Kent Highway Services have made real progress during the year although there is still much work to do, particularly around the lanes. Jet patching will be undertaken to fill potholes. It is disturbing to see water continues to run down Springhill particularly after the disruption last year to facilitate a resolution and the also in view of the current hosepipe ban imposed by South East Water. Cllr Lake will fund the interactive sign at an agreed point to the west of Penshurst Village from his county members’ fund and further work will be carried out on the Penshurst road opposite The Old Laundry and Lilac Cottage.
Concern was raised regarding the increase in the numbers of children trying to obtain the school of their choice. In Sevenoaks South, which includes Edenbridge and surrounding villages, there had been a 37% increase in demand for reception class places (5 year olds), Penshurst and Fordcombe were not in a position to take in further children, both schools continuing to produce excellent results. 550 extra secondary school places would be required in West Kent per academic year by 2018, two new primary schools were planned for Tunbridge Wells.
KCC had been promoting better broadband across the county for the last ten years and the new KCC project is to deliver super fast broadband under the auspices of the government’s latest programme for Kent and Medway. Individuals and businesses are asked to register an interest at www.makekentquicker.com in order the assist in reaching the aim to start work early in 2013 to cover more than 90% of properties in the county, including Penshurst and Fordcombe.
With regard to low cost housing Cllr Lake’s concerns are for supply of water, drainage, public transport and the problem with over subscribed schools across Sevenoaks South.
Cllr Lake thanked the chairman, the councillors and the clerk for their patience in helping to deal with the various issues over the past year.
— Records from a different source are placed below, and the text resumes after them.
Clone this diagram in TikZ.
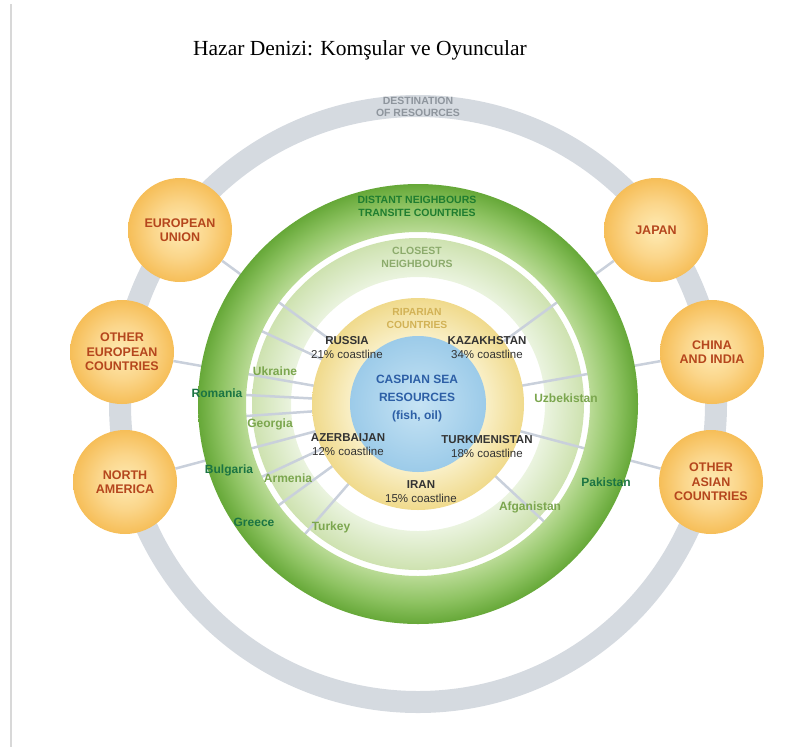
\documentclass[tikz,border=0pt]{standalone}
\usepackage{fontspec}
\setmainfont{Liberation Serif}
\newfontfamily\labelfont{Liberation Sans}
\usetikzlibrary{positioning}

\definecolor{ringgray}{HTML}{D5DAE0}
\definecolor{spokegray}{HTML}{C9D0DB}
\definecolor{framegray}{HTML}{D8D8D8}
\definecolor{destgray}{HTML}{8E959D}
\definecolor{distantout}{HTML}{66A838}
\definecolor{distantmid}{HTML}{8EC362}
\definecolor{distantin}{HTML}{BADB96}
\definecolor{closestout}{HTML}{CEE2B0}
\definecolor{closestin}{HTML}{EBF4E0}
\definecolor{ripout}{HTML}{F0DA8C}
\definecolor{ripin}{HTML}{F9EFC6}
\definecolor{seaout}{HTML}{9CCBE9}
\definecolor{seain}{HTML}{C6E3F4}
\definecolor{orangeout}{HTML}{F6BE58}
\definecolor{orangemid}{HTML}{FBD68B}
\definecolor{orangein}{HTML}{FEEBB4}
\definecolor{rust}{HTML}{B5461D}
\definecolor{distanttext}{HTML}{1F7D30}
\definecolor{fartext}{HTML}{1B7443}
\definecolor{neartext}{HTML}{7BA64E}
\definecolor{closesttext}{HTML}{8CAB6C}
\definecolor{riptext}{HTML}{D2B256}
\definecolor{seatext}{HTML}{2D5FA6}
\definecolor{coasttext}{HTML}{333333}

% a path's edge falls at 25bp of the shading
\pgfdeclareradialshading{distantshade}{\pgfpoint{0bp}{0bp}}{color(0bp)=(white); color(19.5bp)=(distantin); color(22.5bp)=(distantmid); color(25bp)=(distantout); color(50bp)=(distantout)}
\pgfdeclareradialshading{closestshade}{\pgfpoint{0bp}{0bp}}{color(0bp)=(white); color(19bp)=(closestin); color(25bp)=(closestout); color(50bp)=(closestout)}
\pgfdeclareradialshading{ripshade}{\pgfpoint{0bp}{0bp}}{color(0bp)=(ripin); color(16bp)=(ripin); color(25bp)=(ripout); color(50bp)=(ripout)}
\pgfdeclareradialshading{seashade}{\pgfpoint{0bp}{0bp}}{color(0bp)=(seain); color(25bp)=(seaout); color(50bp)=(seaout)}
\pgfdeclareradialshading{orangeshade}{\pgfpoint{0bp}{0bp}}{color(0bp)=(orangein); color(13bp)=(orangemid); color(25bp)=(orangeout); color(50bp)=(orangeout)}

\pgfdeclarelayer{rings}
\pgfdeclarelayer{spokes}
\pgfdeclarelayer{disks}
\pgfsetlayers{rings,spokes,disks,main}

\begin{document}
\begin{tikzpicture}[
  x=1pt, y=-1pt,
  country/.style={circle, minimum size=104, inner sep=0pt, shade, shading=orangeshade, align=center, text=rust, font=\labelfont\bfseries\fontsize{12.5}{14.5}\selectfont},
  spoke/.style={spokegray, line width=2.5},
  destlabel/.style={align=center, text=destgray, font=\labelfont\bfseries\fontsize{10.5}{12.6}\selectfont},
  distlabel/.style={align=center, text=distanttext, font=\labelfont\bfseries\fontsize{10.5}{13}\selectfont},
  closelabel/.style={align=center, text=closesttext, font=\labelfont\bfseries\fontsize{10.5}{13}\selectfont},
  riplabel/.style={align=center, text=riptext, font=\labelfont\bfseries\fontsize{10.3}{13}\selectfont},
  coast/.style={align=center, text=coasttext, font=\labelfont\fontsize{11.5}{14}\selectfont},
  sealabel/.style={align=center, text=seatext, font=\labelfont\bfseries\fontsize{12}{18}\selectfont},
  farlabel/.style={text=fartext, font=\labelfont\bfseries\fontsize{12}{14}\selectfont},
  nearlabel/.style={text=neartext, font=\labelfont\bfseries\fontsize{12}{14}\selectfont}
]
\useasboundingbox (0,0) rectangle (799,747);

% page edge
\draw[framegray, line width=2] (11,4) -- (11,747);

% Title
\node[anchor=base, font=\fontsize{21.5}{24}\selectfont] (head) at (360,55) {Hazar Denizi: Komşular ve Oyuncular};

\coordinate (c) at (418,404);

% Rings
\begin{pgfonlayer}{rings}
\draw[ringgray, line width=22] (c) circle[radius=298];
\shade[shading=closestshade, even odd rule] (c) circle[radius=166] (c) circle[radius=127];
\end{pgfonlayer}
\begin{pgfonlayer}{disks}
\shade[shading=distantshade, even odd rule] (c) circle[radius=220] (c) circle[radius=172];
\shade[shading=ripshade] (c) circle[radius=106];
\shade[shading=seashade] (c) circle[radius=68];
\end{pgfonlayer}

% Destinations
\node[country] (eu) at (180,230) {EUROPEAN\\UNION};
\node[country] (oec) at (122,352) {OTHER\\EUROPEAN\\COUNTRIES};
\node[country] (na) at (125,482) {NORTH\\AMERICA};
\node[country] (jp) at (656,230) {JAPAN};
\node[country] (ci) at (712,352) {CHINA\\AND INDIA};
\node[country] (oac) at (711,482) {OTHER\\ASIAN\\COUNTRIES};

% Spokes
\begin{pgfonlayer}{spokes}
\foreach \n in {eu,oec,na,jp,ci,oac}
  \draw[spoke] (\n) -- (c);
\foreach \a in {155,177,184,205,216,229,317} {
  \coordinate (s\a) at ([shift={(-\a:205)}]c);
  \draw[spoke] (c) -- (s\a);
}
\end{pgfonlayer}

% Ring titles
\node[destlabel] (dest) at (418,107) {DESTINATION\\OF RESOURCES};
\node[distlabel] (distant) at (417,206.5) {DISTANT NEIGHBOURS\\TRANSITE COUNTRIES};
\node[closelabel] (closest) at (417,257.5) {CLOSEST\\NEIGHBOURS};
\node[riplabel] (riparian) at (417,318.5) {RIPARIAN\\COUNTRIES};

% Riparian countries
\node[coast] (russia) at (347,348) {\textbf{RUSSIA}\\21\% coastline};
\node[coast] (kazakh) at (487,348) {\textbf{KAZAKHSTAN}\\34\% coastline};
\node[coast] (azer) at (348,445) {\textbf{AZERBAIJAN}\\12\% coastline};
\node[coast] (turkmen) at (487,446.5) {\textbf{TURKMENISTAN}\\18\% coastline};
\node[coast] (iran) at (421,492) {\textbf{IRAN}\\15\% coastline};

\node[sealabel] (sea) at (417,399) {CASPIAN SEA\\RESOURCES\\(fish, oil)};

% Closest neighbours
\node[nearlabel] (ukraine) at (275,371) {Ukraine};
\node[nearlabel] (georgia) at (270,424) {Georgia};
\node[nearlabel] (armenia) at (288,478) {Armenia};
\node[nearlabel] (turkey) at (331,527) {Turkey};
\node[nearlabel] (uzbek) at (566,398) {Uzbekistan};
\node[nearlabel] (afgan) at (530,507) {Afganistan};

% Distant neighbours
\node[farlabel] (romania) at (217,393) {Romania};
\node[farlabel] (bulgaria) at (229,470) {Bulgaria};
\node[farlabel] (greece) at (254,522) {Greece};
\node[farlabel] (pakistan) at (606,482) {Pakistan};

\end{tikzpicture}
\end{document}
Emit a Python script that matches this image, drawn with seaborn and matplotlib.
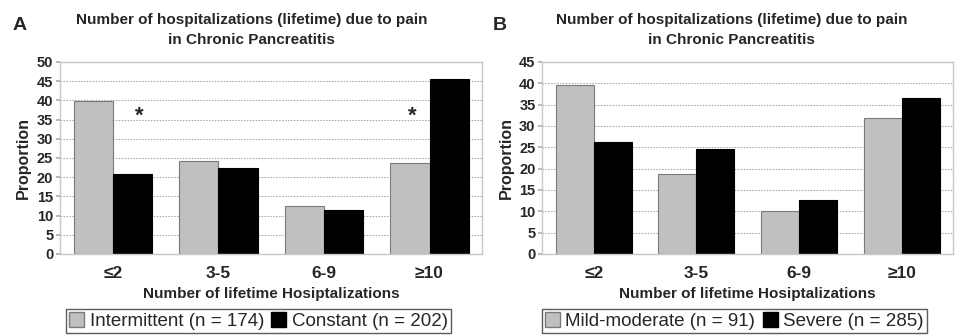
import matplotlib
matplotlib.use("Agg")
import matplotlib.pyplot as plt
from matplotlib.patches import Patch
import pandas as pd
import seaborn as sns

categories = ["≤2", "3-5", "6-9", "≥10"]

# Panel A: pain pattern
a_groups = ["Intermittent (n = 174)", "Constant (n = 202)"]
a_intermittent = [39.8, 24.2, 12.5, 23.8]
a_constant = [20.8, 22.4, 11.4, 45.6]

# Panel B: pain severity
b_groups = ["Mild-moderate (n = 91)", "Severe (n = 285)"]
b_mild = [39.7, 18.7, 10.0, 31.9]
b_severe = [26.3, 24.6, 12.6, 36.5]

title = "Number of hospitalizations (lifetime) due to pain\nin Chronic Pancreatitis"
xlabel = "Number of lifetime Hosiptalizations"
ylabel = "Proportion"

sns.set_theme(style="white")
plt.rcParams["font.family"] = ["Liberation Sans", "DejaVu Sans"]

GRAY = "#c0c0c0"
GRAY_EDGE = "#7a7a7a"
BLACK = "#000000"


def long_df(groups, s1, s2):
    return pd.DataFrame({
        "cat": categories * 2,
        "group": [groups[0]] * 4 + [groups[1]] * 4,
        "value": s1 + s2,
    })


def draw_panel(ax, df, groups, ymax, title_x, legend_x):
    sns.barplot(data=df, x="cat", y="value", hue="group", order=categories,
                hue_order=groups, palette=[GRAY, BLACK], width=0.74, gap=0,
                saturation=1, ax=ax, legend=False)
    for cont, ec in zip(ax.containers, [GRAY_EDGE, BLACK]):
        for bar in cont:
            bar.set_edgecolor(ec)
            bar.set_linewidth(0.8)
    ax.set_ylim(0, ymax)
    ax.set_yticks(range(0, ymax + 1, 5))
    ax.set_xlim(-0.5, 3.5)
    for y in range(5, ymax, 5):
        ax.axhline(y, color="#a0a0a0", linestyle=(0, (1.5, 1.5)), linewidth=0.7, zorder=0)
    for s in ax.spines.values():
        s.set_color("#c8c8c8")
        s.set_linewidth(1.0)
    ax.tick_params(axis="y", left=True, length=3, color="#b0b0b0", pad=2,
                   labelsize=10.5)
    ax.tick_params(axis="x", bottom=False, labelsize=12.5, pad=3)
    for lab in ax.get_yticklabels() + ax.get_xticklabels():
        lab.set_fontweight("bold")
    ax.set_xlabel(xlabel, fontsize=11, fontweight="bold", labelpad=4)
    ax.set_ylabel(ylabel, fontsize=11.5, fontweight="bold", labelpad=4)
    ax.set_title(title, fontsize=11, fontweight="bold", pad=13, x=title_x,
                 linespacing=1.5)
    handles = [Patch(facecolor=GRAY, edgecolor=GRAY_EDGE, label=groups[0]),
               Patch(facecolor=BLACK, edgecolor=BLACK, label=groups[1])]
    leg = ax.legend(handles=handles, loc="center", bbox_to_anchor=(legend_x, -0.35),
                    ncol=2, fontsize=13.5, frameon=True, fancybox=False,
                    handlelength=0.8, handleheight=0.8, handletextpad=0.3,
                    columnspacing=0.4, borderpad=0.15, borderaxespad=0)
    leg.get_frame().set_edgecolor("#333333")
    leg.get_frame().set_linewidth(1.0)


fig = plt.figure(figsize=(9.55, 3.35), dpi=100)
ax_a = fig.add_axes([0.063, 0.242, 0.442, 0.573])
ax_b = fig.add_axes([0.568, 0.242, 0.430, 0.573])

draw_panel(ax_a, long_df(a_groups, a_intermittent, a_constant), a_groups, 50, 0.453, 0.47)
draw_panel(ax_b, long_df(b_groups, b_mild, b_severe), b_groups, 45, 0.46, 0.467)

# significance markers
for xpos in [0.25, 2.84]:
    ax_a.text(xpos, 36.0, "*", ha="center", va="center", fontsize=16, fontweight="bold")

fig.text(0.013, 0.91, "A", fontsize=14, fontweight="bold")
fig.text(0.516, 0.91, "B", fontsize=14, fontweight="bold")

fig.savefig("out.png", dpi=100)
9. Community Police Officer: Sgt. Bal Singh and PC Duncan attended the meeting:
Sgt Singh had over 20 years experience and had moved to the Swanley/Sevenoaks/Edenbridge area from Thanet. He was pleased to see the community spirit in the area. Although there had been financial cutbacks there had been an increase in neighbourhood officers and the area boasted one of the best crime detection rates. The police were aware of problems related to parking at schools and he felt there was a need to educate the parents on this issue, he noted ‘Walking Bus’ systems had been successful in some villages as had leaflets placed on dangerously parked cars.
PC Duncan also have 20 years experience, mainly with a traffic background, PC Neil Ingram had previously been involved in speed checks. The officers were advised that Cllr Broadhead had been tasked with the PC Speed Watch campaign. The Farm Watch project used in Surrey was mentioned by councillors Townsend and Horsford, this proving successful in that area. Thefts from farms were prevalent in the area and the clerk would contact PCSO King Scott to obtain information on Country Eye, the Kent equivalent.
The siting of the speed indicator sign was discussed.
The security camera system at PORC was mentioned, councillors to discuss with landowner during visit.